Our results also remain robust if we exclude the Economic Recovery Tax Act of 1981 (signed on 13-Aug-81, Text No 21 in Table 12) from the analysis. This tax cut (the largest one in our sample as mentioned in Sect. 3) was at the center of Ronald Reagan’s Presidential campaign and, therefore, largely anticipated by market participants. In this case, the coefficient for the present value is slightly larger for bond yields and stocks returns without the outlier, whereas the coefficients for textual complexity remain virtually unchanged.

5 Conclusions

In this paper, we analyze whether the textual complexity of tax bills affects financial market participants’ behavior. We first collect the 32 tax bills identified by Romer and Romer (2010) in the period 1962–2003 from the congressional archives. Second, to measure the textual complexity of tax bills, we mainly rely on the Flesch-Kincaid grade level index to generate a readability measure based on education grade levels. Lastly, we assess the relationship between tax bills’ textual complexity and financial markets’ behavior by considering the changes in 10-year government bond yields and S &P 500 returns in windows from one day before the signing of a tax bill until up to four days after the signing.

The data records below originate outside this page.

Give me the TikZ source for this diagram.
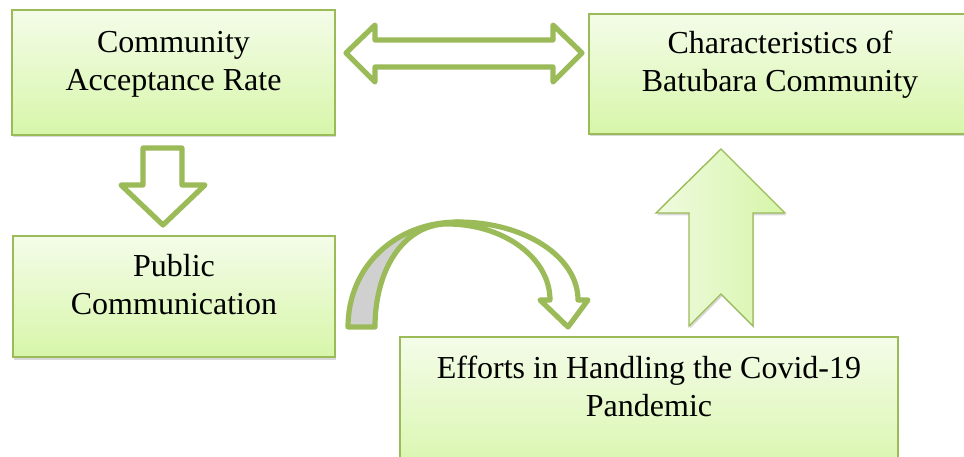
\documentclass[tikz,border=0pt]{standalone}
\usepackage{fontspec}
\setmainfont{Liberation Serif}
\usetikzlibrary{shadows}
\definecolor{leaf}{HTML}{9BBB59}
\definecolor{paneltop}{HTML}{F4FCE9}
\definecolor{panelbot}{HTML}{D7F6A9}
\definecolor{arrowleft}{HTML}{EFFBE0}
\definecolor{arrowright}{HTML}{D6F5A8}
\definecolor{ribbon}{HTML}{D0D0D0}
\begin{document}
\begin{tikzpicture}[x=1pt,y=-1pt,
  panel/.style={draw=leaf,line width=1.4pt,top color=paneltop,bottom color=panelbot,inner sep=0pt,
    drop shadow={shadow xshift=1pt,shadow yshift=-2.5pt,opacity=.3}},
  paneltext/.style={inner sep=0pt,align=center,anchor=north,font=\fontsize{32}{38}\selectfont},
  hollow/.style={draw=leaf,line width=5.2pt,line join=round,fill=white},
  uparrow/.style={draw=leaf,line width=1.4pt,line join=miter,left color=arrowleft,right color=arrowright,
    drop shadow={shadow xshift=1pt,shadow yshift=-2.5pt,opacity=.3}}]
\useasboundingbox (0,0) rectangle (964,457);
\node[panel,minimum width=323pt,minimum height=125pt] (rate) at (173.5,72.5) {};
\node[panel,minimum width=382pt,minimum height=120pt] (trait) at (780,74) {};
\node[panel,minimum width=322pt,minimum height=121pt] (public) at (174,296.5) {};
\node[panel,minimum width=498pt,minimum height=143pt] (effort) at (649,408.5) {};
\node[paneltext] (ratetext) at ([yshift=-22pt]rate.north) {Community\\Acceptance Rate};
\node[paneltext] (traittext) at ([yshift=-17pt]trait.north) {Characteristics of\\Batubara Community};
\node[paneltext] (publictext) at ([yshift=-19pt]public.north) {Public\\Communication};
\node[paneltext] (efforttext) at ([yshift=-19pt]effort.north) {Efforts in Handling the Covid-19\\Pandemic};
\draw[hollow] (346,53) -- (375,25) -- (375,40) -- (553,40) -- (553,25) -- (582,53) -- (553,82) -- (553,67) -- (375,67) -- (375,82) -- cycle;
\draw[hollow] (143,148) -- (182,148) -- (182,185) -- (205,185) -- (163,225) -- (121,185) -- (143,185) -- cycle;
\draw[uparrow] (721,149) -- (785,213) -- (753,213) -- (753,326) -- (721,294) -- (689,326) -- (689,213) -- (656,213) -- cycle;
\draw[hollow,fill=ribbon] (348,327) .. controls (348,266) and (396,222) .. (458,222) -- (445,224) .. controls (403,226) and (375,270) .. (375,327) -- cycle;
\draw[hollow] (458,222) .. controls (525,222) and (578,257) .. (578,300) -- (588,300) -- (568,327) -- (540,300) -- (550,300) .. controls (550,258) and (504,224) .. (447,224) -- cycle;
\end{tikzpicture}
\end{document}
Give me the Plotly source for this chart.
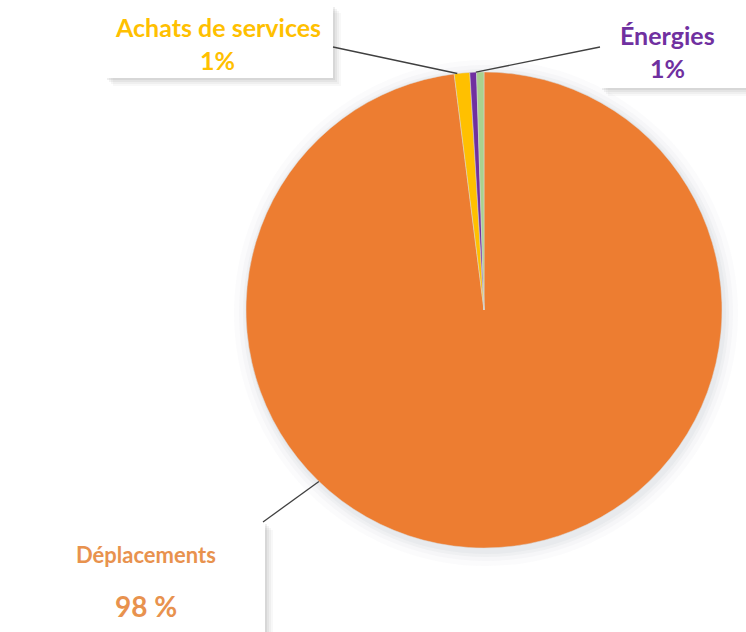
import math
import plotly.graph_objects as go

# --- data ---
categories = ["Déplacements", "Achats de services", "Énergies", "Autres"]
values = [98.0, 1.05, 0.45, 0.5]
colors = ["#ED7D31", "#FFC000", "#7030A0", "#A9D18E"]
label_names = ["Déplacements", "Achats de services", "Énergies"]
label_pcts = ["98 %", "1%", "1%"]
label_colors = ["#E8924E", "#FFC000", "#7030A0"]

W, H = 746, 632
CX, CY, R = 484, 310, 238   # pie centre / radius in pixels


def px(x):
    return x / W


def py(y):
    return 1 - y / H


fig = go.Figure()

fig.add_trace(go.Pie(
    labels=categories, values=values, sort=False, direction="clockwise", rotation=0,
    marker=dict(colors=colors, line=dict(color="#d9d9d9", width=0.5)),
    textinfo="none", hoverinfo="label+percent", showlegend=False,
    domain=dict(x=[px(CX - R), px(CX + R)], y=[py(CY + R), py(CY - R)]),
))

shapes = []

# soft shadow behind the pie
for grow, op in [(14, 0.04), (9, 0.05), (5, 0.07), (2, 0.08)]:
    shapes.append(dict(type="circle", xref="paper", yref="paper", layer="below",
                       x0=px(CX - R - grow + 2), x1=px(CX + R + grow + 2),
                       y0=py(CY + R + grow + 4), y1=py(CY - R - grow + 2),
                       fillcolor="#9aa5b1", opacity=op, line_width=0))

# label boxes (x0, y0, x1, y1 in px) with drop shadow
boxes = [(8, 522, 265, 640), (105, 5, 333, 78), (600, 5, 760, 88)]
for (x0, y0, x1, y1) in boxes:
    for off, op in [(8, 0.05), (6, 0.07), (4, 0.09), (2, 0.12)]:
        shapes.append(dict(type="rect", xref="paper", yref="paper", layer="below",
                           x0=px(x0 + off), x1=px(x1 + off), y0=py(y1 + off), y1=py(y0 + off),
                           fillcolor="#7f7f7f", opacity=op, line_width=0))
    shapes.append(dict(type="rect", xref="paper", yref="paper", layer="below",
                       x0=px(x0), x1=px(x1), y0=py(y1), y1=py(y0),
                       fillcolor="white", line_width=0))


def edge(frac):
    a = 2 * math.pi * frac
    return CX + R * math.sin(a), CY - R * math.cos(a)


total = sum(values)
cum = [sum(values[:i]) / total for i in range(len(values))]

# leader lines: box edge -> pie edge
ax_, ay_ = edge(cum[1] + 0.2 * values[1] / total)
ex_, ey_ = edge(cum[2] + 0.9 * values[2] / total)
dx_, dy_ = edge(0.622)
leaders = [((263, 522), (dx_, dy_)), ((333, 47), (ax_, ay_)), ((600, 47), (ex_, ey_))]
for (x0, y0), (x1, y1) in leaders:
    shapes.append(dict(type="line", xref="paper", yref="paper",
                       x0=px(x0), y0=py(y0), x1=px(x1), y1=py(y1),
                       line=dict(color="#404040", width=1.3)))

annotations = []
# (x, y of name line, y of pct line, name size, pct size)
spots = [(146, 554, 606, 22, 28), (218, 27, 60, 25, 25), (667, 35, 68, 25, 25)]
for name, pct, col, (x, y1, y2, fs1, fs2) in zip(label_names, label_pcts, label_colors, spots):
    for txt, y, fs in [(name, y1, fs1), (pct, y2, fs2)]:
        annotations.append(dict(text=txt, x=px(x), y=py(y), xref="paper", yref="paper",
                                showarrow=False, xanchor="center", yanchor="middle",
                                font=dict(family="Lato, Open Sans, sans-serif", size=fs,
                                          color=col, weight="bold")))

fig.update_layout(
    width=W, height=H, margin=dict(l=0, r=0, t=0, b=0),
    paper_bgcolor="white", plot_bgcolor="white",
    shapes=shapes, annotations=annotations,
)

fig.write_html("out.html", config={"displayModeBar": False},
               post_script="document.body.style.margin='0';")
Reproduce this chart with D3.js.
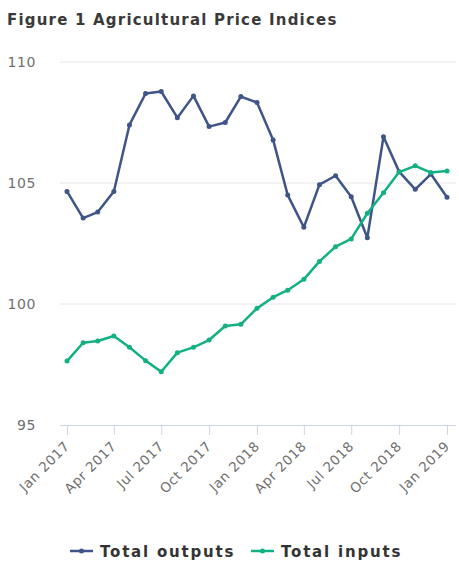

Our results show that financial market participants react significantly to the characteristics of tax bills after their signing. Specifically, we find a negative (positive) and significant relationship between the present value of tax bills and changes in the 10-year bond yields (S &P 500 returns), suggesting that market participants actually appreciate an increase in taxes. The magnitude of this relationship increases over time, indicating that market participants underreact at first and need a couple of days to digest the information contained in the tax bills. This delay can be explained by the textual characteristics in the case of the 10-year bond yields as a lower readability (proxied by the years of education required to understand a bill) partly counteracts the negative relationship for up to three days after the signing of a tax bill, but not thereafter. In the case of the stock market, we find similar evidence, but only for a part of the readability measures employed in this paper. We also test if our results differ according to the nature of the tax change (endogenous or exogenous) and the phase of the business cycle. Lastly, we document the robustness of our results with respect to (i) the usage of abnormal changes in bond yields (abnormal stock returns) instead of their raw counterparts, (ii) other textual characteristics of the tax bills, such as length, textual uncertainty, and sentiment, (iii) the timing of the tax bills (using the date of the vote in the Congress instead of the Presidential signing), (iv) the electoral cycle, (v) parameter instability, and (vi) outliers.

This paper considers changes in government bond yields and the overall stock market. Indeed, there might be differences in the response to complex tax bills of, say, accounting firms and tech companies. Hence, an interesting avenue for future research would be to analyze the reaction of different industries or firms.